» Raw data
☆ ☆ ☆ ☆ ☆

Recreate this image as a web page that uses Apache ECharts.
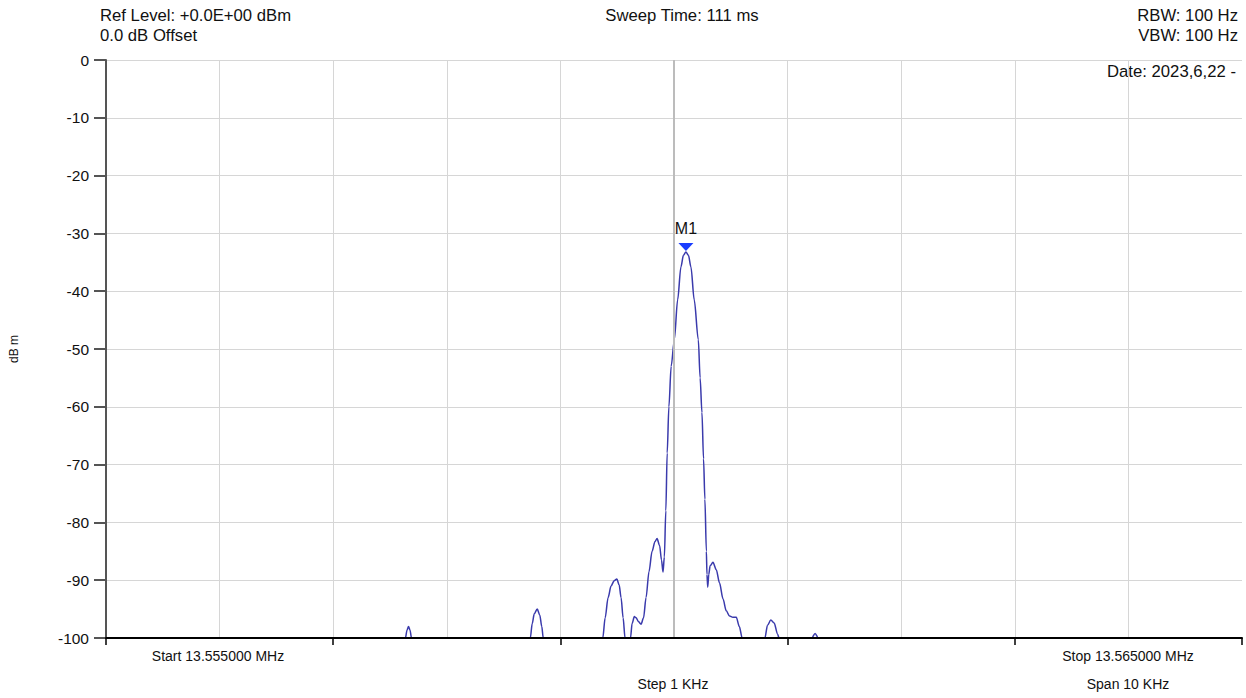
<!DOCTYPE html>
<html>
<head>
<meta charset="utf-8">
<script src="https://cdn.jsdelivr.net/npm/echarts@6/dist/echarts.min.js"></script>
<style>
html,body{margin:0;padding:0;background:#fff;}
#chart{width:1246px;height:698px;}
</style>
</head>
<body>
<div id="chart"></div>
<script>
// Frequency offset from start (kHz) and measured level (dBm); values below -100 are off-scale
const freqKHz = [
  0, 2.60, 2.636, 2.650, 2.663, 2.676, 2.689, 2.72,
  3.70, 3.735, 3.752, 3.770, 3.796, 3.818, 3.836, 3.849, 3.88,
  4.35, 4.373, 4.394, 4.420, 4.446, 4.473, 4.497, 4.517, 4.534, 4.552, 4.569, 4.585,
  4.600, 4.617, 4.631, 4.651, 4.666, 4.688, 4.710, 4.732, 4.754, 4.780, 4.807, 4.833, 4.851, 4.873, 4.890, 4.903,
  4.915, 4.928, 4.940, 4.955, 4.975, 5.003, 5.032, 5.061, 5.083, 5.105, 5.127, 5.149, 5.178, 5.214,
  5.230, 5.246, 5.260, 5.272, 5.285, 5.290, 5.297, 5.306, 5.318, 5.343, 5.372, 5.401, 5.431, 5.460,
  5.489, 5.518, 5.548, 5.575, 5.600, 5.62,
  5.78, 5.800, 5.823, 5.852, 5.882, 5.911, 5.925, 5.94,
  6.20, 6.213, 6.242, 6.27, 6.29, 10
];
const levelDbm = [
  -110, -110, -100, -98.6, -98.0, -98.6, -100, -110,
  -110, -100, -97.5, -95.8, -95.0, -96.0, -98.0, -100, -110,
  -110, -100, -96.5, -93.0, -91.0, -90.1, -89.8, -90.8, -93.0, -96.5, -100, -110,
  -110, -100, -97.5, -96.3, -96.5, -97.2, -97.6, -96.5, -93.0, -88.5, -85.0, -83.3, -82.8, -84.0, -86.5, -88.6,
  -86.0, -78.0, -68.0, -60.0, -53.0, -48.4, -41.5, -35.8, -33.8, -33.2, -33.8, -35.8, -41.5, -48.4,
  -55.0, -61.0, -69.0, -76.0, -85.0, -89.0, -91.2, -89.0, -87.5, -86.9, -88.2, -90.5, -93.2, -95.3,
  -96.2, -96.4, -96.4, -98.0, -100, -110,
  -110, -100, -97.8, -96.9, -97.4, -99.3, -100, -110,
  -110, -100, -99.2, -100, -110, -110
];
const markerName = ['M1'];
const markerFreq = [5.105];
const markerLevel = [-33.2];
const centerKHz = [5];
const yTicks = [0, -10, -20, -30, -40, -50, -60, -70, -80, -90, -100];
const headerLeft = ['Ref Level: +0.0E+00 dBm', '0.0 dB Offset'];
const headerCenter = ['Sweep Time: 111 ms'];
const headerRight = ['RBW: 100 Hz', 'VBW: 100 Hz'];
const dateText = ['Date: 2023,6,22 -'];
const footer = ['Start 13.555000 MHz', 'Stop 13.565000 MHz', 'Step 1 KHz', 'Span 10 KHz'];

const FONT = 'Liberation Sans, Arial, sans-serif';
const chart = echarts.init(document.getElementById('chart'), null, {renderer: 'svg'});
const data = freqKHz.map((f, i) => [f, levelDbm[i]]);

function txt(text, x, y, align, size) {
  return {type: 'text', x: x, y: y, silent: true,
    style: {text: text, fill: '#111', font: (size || 16.7) + 'px ' + FONT, textAlign: align, textVerticalAlign: 'middle'}};
}

chart.setOption({
  animation: false,
  backgroundColor: '#fff',
  grid: {left: 104, right: 4, top: 60, bottom: 60, containLabel: false},
  xAxis: [
    {type: 'value', min: 0, max: 10, interval: 2, position: 'bottom',
      axisLine: {show: true, onZero: false, lineStyle: {color: '#000', width: 2}},
      axisTick: {show: true, length: 7, lineStyle: {color: '#000', width: 1.5}},
      axisLabel: {show: false}, splitLine: {show: false}, z: 5},
    {type: 'value', min: 0, max: 10, interval: 1, position: 'top',
      axisLine: {show: false}, axisTick: {show: false}, axisLabel: {show: false},
      splitLine: {show: true, showMaxLine: false, lineStyle: {color: '#d6d6d6', width: 1}}}
  ],
  yAxis: {type: 'value', min: yTicks[yTicks.length - 1], max: yTicks[0], interval: 10,
    name: 'dB m', nameLocation: 'middle', nameGap: 86, nameRotate: 90,
    nameTextStyle: {color: '#111', fontSize: 12, fontFamily: FONT},
    axisLine: {show: true, onZero: false, lineStyle: {color: '#555', width: 2}},
    axisTick: {show: true, length: 12, lineStyle: {color: '#555', width: 2}},
    axisLabel: {color: '#111', fontSize: 15.5, fontFamily: FONT, margin: 17},
    splitLine: {show: true, lineStyle: {color: '#d6d6d6', width: 1}}},
  series: [{
    type: 'line', xAxisIndex: 0, data: data, showSymbol: false, smooth: 0.3, smoothMonotone: 'x',
    lineStyle: {color: '#3a3aac', width: 1.5}, clip: true, z: 3,
    markLine: {silent: true, symbol: ['none', 'none'], label: {show: false},
      lineStyle: {color: '#bcbcbc', width: 2, type: 'solid'},
      data: centerKHz.map(c => ({xAxis: c}))},
    markPoint: {silent: true,
      symbol: 'path://M0,0L14,0L7,8Z', symbolSize: [15, 8], symbolOffset: [0, -5],
      itemStyle: {color: '#1a3dff'},
      label: {show: true, position: 'top', distance: 6, color: '#111', fontSize: 16, fontFamily: FONT,
        formatter: p => p.name},
      data: markerName.map((n, i) => ({name: n, coord: [markerFreq[i], markerLevel[i]]}))}
  }],
  graphic: [
    txt(headerLeft[0], 100, 15, 'left'),
    txt(headerLeft[1], 100, 35, 'left'),
    txt(headerCenter[0], 682, 15, 'center'),
    txt(headerRight[0], 1238, 15, 'right'),
    txt(headerRight[1], 1238, 35, 'right'),
    txt(dateText[0], 1236, 71, 'right'),
    txt(footer[0], 218, 656, 'center', 14),
    txt(footer[1], 1128, 656, 'center', 14),
    txt(footer[2], 673, 684, 'center', 14),
    txt(footer[3], 1128, 684, 'center', 14)
  ]
});
</script>
</body>
</html>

☆ ☆ ☆ ☆ ☆

» Written exercise
Restate the material word for word from its first line through the line containing "const footer = ['Start", both included; the pictures do not belong in it.

» The completed task
Recreate this image as a web page that uses Apache ECharts.
<!DOCTYPE html>
<html>
<head>
<meta charset="utf-8">
<script src="https://cdn.jsdelivr.net/npm/echarts@6/dist/echarts.min.js"></script>
<style>
html,body{margin:0;padding:0;background:#fff;}
#chart{width:1246px;height:698px;}
</style>
</head>
<body>
<div id="chart"></div>
<script>
// Frequency offset from start (kHz) and measured level (dBm); values below -100 are off-scale
const freqKHz = [
  0, 2.60, 2.636, 2.650, 2.663, 2.676, 2.689, 2.72,
  3.70, 3.735, 3.752, 3.770, 3.796, 3.818, 3.836, 3.849, 3.88,
  4.35, 4.373, 4.394, 4.420, 4.446, 4.473, 4.497, 4.517, 4.534, 4.552, 4.569, 4.585,
  4.600, 4.617, 4.631, 4.651, 4.666, 4.688, 4.710, 4.732, 4.754, 4.780, 4.807, 4.833, 4.851, 4.873, 4.890, 4.903,
  4.915, 4.928, 4.940, 4.955, 4.975, 5.003, 5.032, 5.061, 5.083, 5.105, 5.127, 5.149, 5.178, 5.214,
  5.230, 5.246, 5.260, 5.272, 5.285, 5.290, 5.297, 5.306, 5.318, 5.343, 5.372, 5.401, 5.431, 5.460,
  5.489, 5.518, 5.548, 5.575, 5.600, 5.62,
  5.78, 5.800, 5.823, 5.852, 5.882, 5.911, 5.925, 5.94,
  6.20, 6.213, 6.242, 6.27, 6.29, 10
];
const levelDbm = [
  -110, -110, -100, -98.6, -98.0, -98.6, -100, -110,
  -110, -100, -97.5, -95.8, -95.0, -96.0, -98.0, -100, -110,
  -110, -100, -96.5, -93.0, -91.0, -90.1, -89.8, -90.8, -93.0, -96.5, -100, -110,
  -110, -100, -97.5, -96.3, -96.5, -97.2, -97.6, -96.5, -93.0, -88.5, -85.0, -83.3, -82.8, -84.0, -86.5, -88.6,
  -86.0, -78.0, -68.0, -60.0, -53.0, -48.4, -41.5, -35.8, -33.8, -33.2, -33.8, -35.8, -41.5, -48.4,
  -55.0, -61.0, -69.0, -76.0, -85.0, -89.0, -91.2, -89.0, -87.5, -86.9, -88.2, -90.5, -93.2, -95.3,
  -96.2, -96.4, -96.4, -98.0, -100, -110,
  -110, -100, -97.8, -96.9, -97.4, -99.3, -100, -110,
  -110, -100, -99.2, -100, -110, -110
];
const markerName = ['M1'];
const markerFreq = [5.105];
const markerLevel = [-33.2];
const centerKHz = [5];
const yTicks = [0, -10, -20, -30, -40, -50, -60, -70, -80, -90, -100];
const headerLeft = ['Ref Level: +0.0E+00 dBm', '0.0 dB Offset'];
const headerCenter = ['Sweep Time: 111 ms'];
const headerRight = ['RBW: 100 Hz', 'VBW: 100 Hz'];
const dateText = ['Date: 2023,6,22 -'];
const footer = ['Start 13.555000 MHz', 'Stop 13.565000 MHz', 'Step 1 KHz', 'Span 10 KHz'];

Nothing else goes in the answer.